Dr Peacock is not a lunching lobbyist. Certainly, the head of the Cooperative Research Centres Association turns up at a lot of serious policy events but his stock in trade is information and ideas about the way applied research works and the way it is funded.  Dr Peacock speaks fluent bureaucrat and crazy-brave is the CRC bid-team that ignores his advice. He also knows a bit, quite a bit, about the way other nations fund applied research.  And he speaks up when he decides he must. When a big research institution wanted a CRC bid team to guarantee a return on investment this year Dr Peacock was discrete but dismissive suggesting the institution was less interested in collaboration than a guaranteed return on investment. And when he looked at the gender split on CRC boards he told his members they needed to lift the number of women on them from 25 per cent now to 50 per cent in three years.

Tanya Plibersek

Labor’s education spokeswoman wrote the handbook for a shadow minister in a policy-rich portfolio, hammering away at government funding failings and transforming policy problems into political opportunities. Ms Plibersek was consistent and vocal in condemning any possibility of funding cuts for universities and she talked about the need to fix the training system. However, she also hammered away at government policy changes that do not have many votes attached. She fiercely opposed the budget-linked proposal to make people in pathways programmes take out student loans. And Ms Plibersek hopped into the deans of education, telling them she was “very concerned about the academic aptitude of some students being accepted into teaching education.”

Jason Potts

It must have pained the comrade members, what with his writing about the economic role of markets, but the Academy of Social Sciences made RMIT’s Jason Potts a fellow this year. Professor Potts is immensely productive, co-authoring papers which use the forms of conventional economics to advance iconoclastic ideas. One paper this year made the case for cultures of exchange to create opportunities to innovate, another explained how innovations fail when they exceed economies capacity to absorb them, using windsurfing in Australia as an example. Professor Potts’ new big project is creating a base for block chain research, which he sees as having far more potential than a crypto-currency, being a way for society to self-regulate without state intrusion.

Jeannie Rea

The National Tertiary Education Union president is the La Pasionaria of Australian universities, (what she does not want passed is any bill that hurts students or her members). She spent this year as she does every year, arguing the case for students to pay less, or nothing for university education, for higher pay and better conditions for staff at universities and for regulation rather than a market in education.

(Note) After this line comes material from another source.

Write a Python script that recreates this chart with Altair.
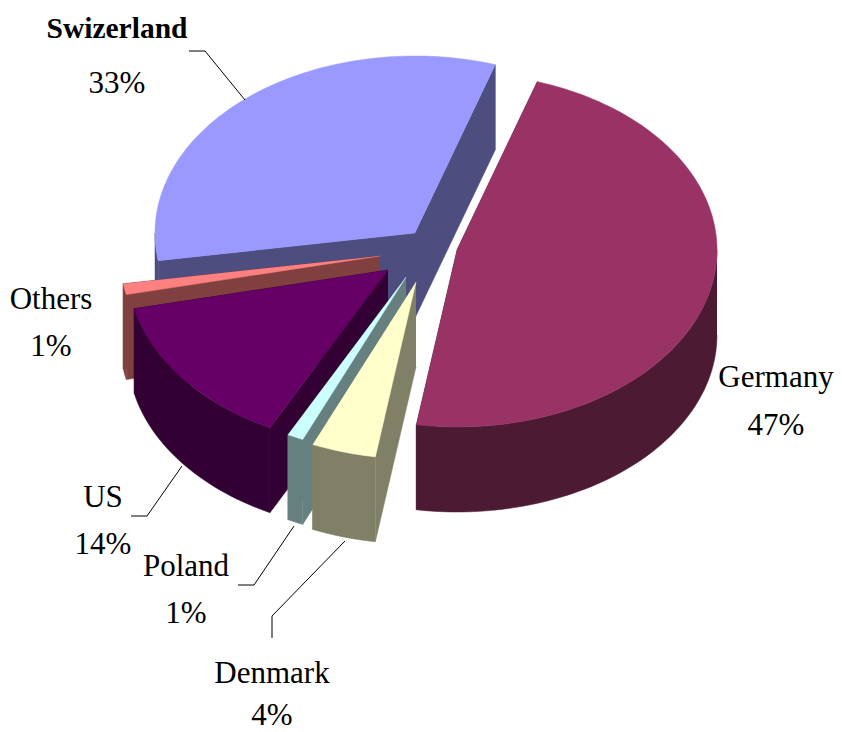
import math
import altair as alt
import pandas as pd

# ---- chart values -------------------------------------------------------
categories = ["Germany", "Denmark", "Poland", "US", "Others", "Swizerland"]
shares = [47.5, 4.0, 1.0, 14.0, 1.0, 32.5]          # slice sizes, clockwise
percent_labels = ["47%", "4%", "1%", "14%", "1%", "33%"]
top_colors = ["#993366", "#ffffcc", "#ccffff", "#660066", "#ff8080", "#9999ff"]
side_colors = ["#4d1a33", "#808066", "#668080", "#330033", "#804040", "#4d4d80"]

# exploded position of each slice's tip (picture coordinates)
tip_x = [457, 416, 406, 388, 380, 415]
tip_y = [250, 282, 277, 270, 256, 233]
start_angle = 18.0
radius_x, radius_y, depth = 260.0, 177.0, 85.0
draw_order = ["Swizerland", "Others", "US", "Germany", "Poland", "Denmark"]

label_x = [776, 272, 186, 103, 51, 117]
label_name_y = [387, 683, 576, 507, 309, 38]
label_pct_y = [435, 725, 623, 554, 356, 93]

leader_lines = {
    "Swizerland": [(189, 51), (205, 51), (245, 100)],
    "US": [(131, 516), (147, 516), (182, 466)],
    "Poland": [(238, 585), (254, 585), (294, 526)],
    "Denmark": [(272, 638), (272, 616), (345, 541)],
}


# ---- geometry -----------------------------------------------------------
def rim(cx, cy, a):
    r = math.radians(a)
    return cx + radius_x * math.sin(r), cy - radius_y * math.cos(r)


def arc(cx, cy, a0, a1):
    n = max(2, int(abs(a1 - a0) / 1.5) + 1)
    return [rim(cx, cy, a0 + (a1 - a0) * i / n) for i in range(n + 1)]


spans = {}
cursor = start_angle
for name, share in zip(categories, shares):
    spans[name] = (cursor, cursor + share * 3.6)
    cursor += share * 3.6

rows = []
face_no = 0


def add_face(points, color):
    global face_no
    face_no += 1
    for i, (x, y) in enumerate(points):
        rows.append({"face": face_no, "i": i, "x": x, "y": y, "color": color})


for name in draw_order:
    k = categories.index(name)
    cx, cy = tip_x[k], tip_y[k]
    a0, a1 = spans[name]
    side, top = side_colors[k], top_colors[k]
    for a in (a0, a1):
        px, py = rim(cx, cy, a)
        add_face([(cx, cy), (px, py), (px, py + depth), (cx, cy + depth)], side)
    w0, w1 = max(a0, 90.0), min(a1, 270.0)
    if w1 > w0:
        wall = arc(cx, cy, w0, w1)
        add_face(wall + [(x, y + depth) for x, y in reversed(wall)], side)
    add_face([(cx, cy)] + arc(cx, cy, a0, a1), top)

faces = pd.DataFrame(rows)

line_rows = []
for name, pts in leader_lines.items():
    for i, (x, y) in enumerate(pts):
        line_rows.append({"name": name, "i": i, "x": x, "y": y})
lines = pd.DataFrame(line_rows)

text_rows = []
for k, name in enumerate(categories):
    bold = name == "Swizerland"
    text_rows.append({"t": name, "x": label_x[k], "y": label_name_y[k], "bold": bold})
    text_rows.append({"t": percent_labels[k], "x": label_x[k], "y": label_pct_y[k], "bold": False})
texts = pd.DataFrame(text_rows)

# ---- chart --------------------------------------------------------------
X = alt.X("x:Q", scale=alt.Scale(domain=[8, 834], nice=False, zero=False), axis=None)
Y = alt.Y("y:Q", scale=alt.Scale(domain=[732, 8], nice=False, zero=False), axis=None)

slices = alt.Chart(faces).mark_line(strokeWidth=0.5, interpolate="linear").encode(
    x=X, y=Y,
    detail="face:N",
    order="i:Q",
    fill=alt.Fill("color:N", scale=None),
    stroke=alt.Stroke("color:N", scale=None),
)

leaders = alt.Chart(lines).mark_line(color="#000000", strokeWidth=1).encode(
    x=X, y=Y, detail="name:N", order="i:Q"
)

plain = alt.Chart(texts[~texts["bold"]]).mark_text(
    font="Liberation Serif", fontSize=31, align="center", baseline="alphabetic", color="#000000"
).encode(x=X, y=Y, text="t:N")

bold = alt.Chart(texts[texts["bold"]]).mark_text(
    font="Liberation Serif", fontWeight="bold", fontSize=29.5, align="center",
    baseline="alphabetic", color="#000000"
).encode(x=X, y=Y, text="t:N")

chart = (slices + leaders + plain + bold).properties(
    width=826, height=724, padding=0, background="#ffffff",
    autosize=alt.AutoSizeParams(type="none"),
).configure_view(stroke=None)

chart.save("out.html", embed_options={"renderer": "svg", "actions": False})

She also spoke up for casual staff, pointing that some vice chancellors make more in a week than some of them make in a year and warned that the demand driven system has not improved the quality of higher education. The NTEU has political authority way beyond its numbers, demonstrated by its big role in defeating the Pyne fee deregulation plan – a great deal of it comes from Ms Rea’s appeals to true believers in a public university system.

Craig Robertson

Under new head Craig Robertson TAFE Directors Australia is back on top of the policy game. The former state and federal official has a deep background in training policy and administration and has spent the year making the case for all of VET, and his members role in it. He started the way he meant to go on, with a budget response based on how TAFE can work to rebuild training and ended the year with calls for a coalition of training community leaders to sort out the mess in setting qualifications.

Mr Robertson is an undoubted advocate for his members, he slammed the government plan for universities to build a sub degree market, but he is no special pleader.

Belinda Robinson

The CEO of Universities Australia kept the peace among the fractious coalition that is UA this year, convinced MPs that cutting university funding would be a blow to the national interest, defended her members performance on undergraduate attrition and employment outcomes and campaigned for research funding – the same as last year, the same as every year. Ms Robinson says she is going in October – nobody is indispensable but higher education policy people know she will be missed.